> **Exercise requirements**:
Repeat the material verbatim. Images are excluded from the copy.

** START OF Provided material **

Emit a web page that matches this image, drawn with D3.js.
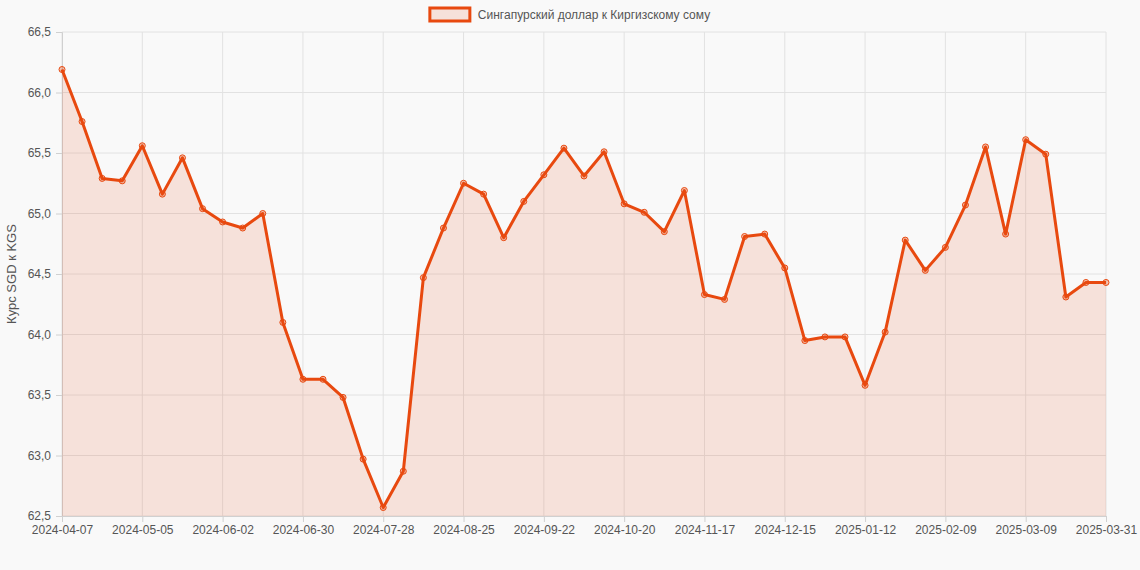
<!DOCTYPE html>
<html>
<head>
<script src="https://d3js.org/d3.v7.min.js"></script>
<style>
  body { margin: 0; background: #f9f9f9; font-family: 'Liberation Sans', Arial, sans-serif; }
</style>
</head>
<body>
<div id="chart"></div>
<script>
var seriesName = "Сингапурский доллар к Киргизскому сому";
var yLabel = "Курс SGD к KGS";

var dates = [];
var start = new Date(Date.UTC(2024, 3, 7));
for (var i = 0; i <= 51; i++) {
  dates.push(new Date(start.getTime() + i * 7 * 864e5).toISOString().slice(0, 10));
}
dates.push("2025-03-31");

var values = [66.19, 65.76, 65.29, 65.27, 65.56, 65.16, 65.46, 65.04, 64.93, 64.88,
  65.00, 64.10, 63.63, 63.63, 63.48, 62.97, 62.57, 62.87, 64.47, 64.88,
  65.25, 65.16, 64.80, 65.10, 65.32, 65.54, 65.31, 65.51, 65.08, 65.01,
  64.85, 65.19, 64.33, 64.29, 64.81, 64.83, 64.55, 63.95, 63.98, 63.98,
  63.58, 64.02, 64.78, 64.53, 64.72, 65.07, 65.55, 64.83, 65.61, 65.49,
  64.31, 64.43, 64.43];

var yTicks = [62.5, 63, 63.5, 64, 64.5, 65, 65.5, 66, 66.5];
var xTickIdx = [0, 4, 8, 12, 16, 20, 24, 28, 32, 36, 40, 44, 48, 52];

var W = 1140, H = 570;
var m = {top: 32, right: 34, bottom: 54, left: 62};
var color = "#e8490f";

var svg = d3.select("#chart").append("svg").attr("width", W).attr("height", H);

var x = d3.scalePoint().domain(d3.range(values.length)).range([m.left, W - m.right]);
var y = d3.scaleLinear().domain([62.5, 66.5]).range([H - m.bottom, m.top]);
var fmt = function(v){ return d3.format(".1f")(v).replace(".", ","); };

// grid
svg.append("g").selectAll("line").data(yTicks).enter().append("line")
  .attr("x1", m.left).attr("x2", W - m.right)
  .attr("y1", function(d){ return y(d); }).attr("y2", function(d){ return y(d); })
  .attr("stroke", "#e2e2e2");
svg.append("g").selectAll("line").data(xTickIdx).enter().append("line")
  .attr("y1", m.top).attr("y2", H - m.bottom)
  .attr("x1", function(d){ return x(d); }).attr("x2", function(d){ return x(d); })
  .attr("stroke", "#e2e2e2");

// axes
var yAxis = svg.append("g").attr("transform", "translate(" + m.left + ",0)")
  .call(d3.axisLeft(y).tickValues(yTicks).tickFormat(fmt).tickSize(6));
var xAxis = svg.append("g").attr("transform", "translate(0," + (H - m.bottom) + ")")
  .call(d3.axisBottom(x).tickValues(xTickIdx).tickFormat(function(i){ return dates[i]; }).tickSize(6));
[xAxis, yAxis].forEach(function(a){
  a.selectAll("path,line").attr("stroke", "#d0d0d0");
  a.selectAll("text").attr("fill", "#555").style("font-size", "12px");
});
yAxis.selectAll("text").attr("dx", "-2");

svg.append("text").attr("transform", "translate(16," + ((m.top + H - m.bottom) / 2) + ") rotate(-90)")
  .attr("text-anchor", "middle").attr("fill", "#555").style("font-size", "13px").text(yLabel);

// area + line
svg.append("path").datum(values)
  .attr("d", d3.area().x(function(d, i){ return x(i); }).y0(y(62.5)).y1(function(d){ return y(d); }))
  .attr("fill", "rgba(232,73,15,0.13)");
svg.append("path").datum(values)
  .attr("d", d3.line().x(function(d, i){ return x(i); }).y(function(d){ return y(d); }))
  .attr("fill", "none").attr("stroke", color).attr("stroke-width", 3).attr("stroke-linejoin", "round");
svg.append("g").selectAll("circle").data(values).enter().append("circle")
  .attr("cx", function(d, i){ return x(i); }).attr("cy", function(d){ return y(d); })
  .attr("r", 3).attr("fill", "rgba(232,73,15,0.3)").attr("stroke", color).attr("stroke-width", 1);

// legend
var lg = svg.append("g");
var lt = lg.append("text").attr("y", 19).style("font-size", "12px").attr("fill", "#555").text(seriesName);
var tw = lt.node().getComputedTextLength();
var lx = (W - (tw + 48)) / 2;
lg.append("rect").attr("x", lx).attr("y", 8).attr("width", 40).attr("height", 13)
  .attr("fill", "rgba(232,73,15,0.13)").attr("stroke", color).attr("stroke-width", 3);
lt.attr("x", lx + 48);
</script>
</body>
</html>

** END OF Provided material **

> **Solved exercise**:
Emit a web page that matches this image, drawn with D3.js.
<!DOCTYPE html>
<html>
<head>
<script src="https://d3js.org/d3.v7.min.js"></script>
<style>
  body { margin: 0; background: #f9f9f9; font-family: 'Liberation Sans', Arial, sans-serif; }
</style>
</head>
<body>
<div id="chart"></div>
<script>
var seriesName = "Сингапурский доллар к Киргизскому сому";
var yLabel = "Курс SGD к KGS";

var dates = [];
var start = new Date(Date.UTC(2024, 3, 7));
for (var i = 0; i <= 51; i++) {
  dates.push(new Date(start.getTime() + i * 7 * 864e5).toISOString().slice(0, 10));
}
dates.push("2025-03-31");

var values = [66.19, 65.76, 65.29, 65.27, 65.56, 65.16, 65.46, 65.04, 64.93, 64.88,
  65.00, 64.10, 63.63, 63.63, 63.48, 62.97, 62.57, 62.87, 64.47, 64.88,
  65.25, 65.16, 64.80, 65.10, 65.32, 65.54, 65.31, 65.51, 65.08, 65.01,
  64.85, 65.19, 64.33, 64.29, 64.81, 64.83, 64.55, 63.95, 63.98, 63.98,
  63.58, 64.02, 64.78, 64.53, 64.72, 65.07, 65.55, 64.83, 65.61, 65.49,
  64.31, 64.43, 64.43];

var yTicks = [62.5, 63, 63.5, 64, 64.5, 65, 65.5, 66, 66.5];
var xTickIdx = [0, 4, 8, 12, 16, 20, 24, 28, 32, 36, 40, 44, 48, 52];

var W = 1140, H = 570;
var m = {top: 32, right: 34, bottom: 54, left: 62};
var color = "#e8490f";

var svg = d3.select("#chart").append("svg").attr("width", W).attr("height", H);

var x = d3.scalePoint().domain(d3.range(values.length)).range([m.left, W - m.right]);
var y = d3.scaleLinear().domain([62.5, 66.5]).range([H - m.bottom, m.top]);
var fmt = function(v){ return d3.format(".1f")(v).replace(".", ","); };

// grid
svg.append("g").selectAll("line").data(yTicks).enter().append("line")
  .attr("x1", m.left).attr("x2", W - m.right)
  .attr("y1", function(d){ return y(d); }).attr("y2", function(d){ return y(d); })
  .attr("stroke", "#e2e2e2");
svg.append("g").selectAll("line").data(xTickIdx).enter().append("line")
  .attr("y1", m.top).attr("y2", H - m.bottom)
  .attr("x1", function(d){ return x(d); }).attr("x2", function(d){ return x(d); })
  .attr("stroke", "#e2e2e2");

// axes
var yAxis = svg.append("g").attr("transform", "translate(" + m.left + ",0)")
  .call(d3.axisLeft(y).tickValues(yTicks).tickFormat(fmt).tickSize(6));
var xAxis = svg.append("g").attr("transform", "translate(0," + (H - m.bottom) + ")")
  .call(d3.axisBottom(x).tickValues(xTickIdx).tickFormat(function(i){ return dates[i]; }).tickSize(6));
[xAxis, yAxis].forEach(function(a){
  a.selectAll("path,line").attr("stroke", "#d0d0d0");
  a.selectAll("text").attr("fill", "#555").style("font-size", "12px");
});
yAxis.selectAll("text").attr("dx", "-2");

svg.append("text").attr("transform", "translate(16," + ((m.top + H - m.bottom) / 2) + ") rotate(-90)")
  .attr("text-anchor", "middle").attr("fill", "#555").style("font-size", "13px").text(yLabel);

// area + line
svg.append("path").datum(values)
  .attr("d", d3.area().x(function(d, i){ return x(i); }).y0(y(62.5)).y1(function(d){ return y(d); }))
  .attr("fill", "rgba(232,73,15,0.13)");
svg.append("path").datum(values)
  .attr("d", d3.line().x(function(d, i){ return x(i); }).y(function(d){ return y(d); }))
  .attr("fill", "none").attr("stroke", color).attr("stroke-width", 3).attr("stroke-linejoin", "round");
svg.append("g").selectAll("circle").data(values).enter().append("circle")
  .attr("cx", function(d, i){ return x(i); }).attr("cy", function(d){ return y(d); })
  .attr("r", 3).attr("fill", "rgba(232,73,15,0.3)").attr("stroke", color).attr("stroke-width", 1);

// legend
var lg = svg.append("g");
var lt = lg.append("text").attr("y", 19).style("font-size", "12px").attr("fill", "#555").text(seriesName);
var tw = lt.node().getComputedTextLength();
var lx = (W - (tw + 48)) / 2;
lg.append("rect").attr("x", lx).attr("y", 8).attr("width", 40).attr("height", 13)
  .attr("fill", "rgba(232,73,15,0.13)").attr("stroke", color).attr("stroke-width", 3);
lt.attr("x", lx + 48);
</script>
</body>
</html>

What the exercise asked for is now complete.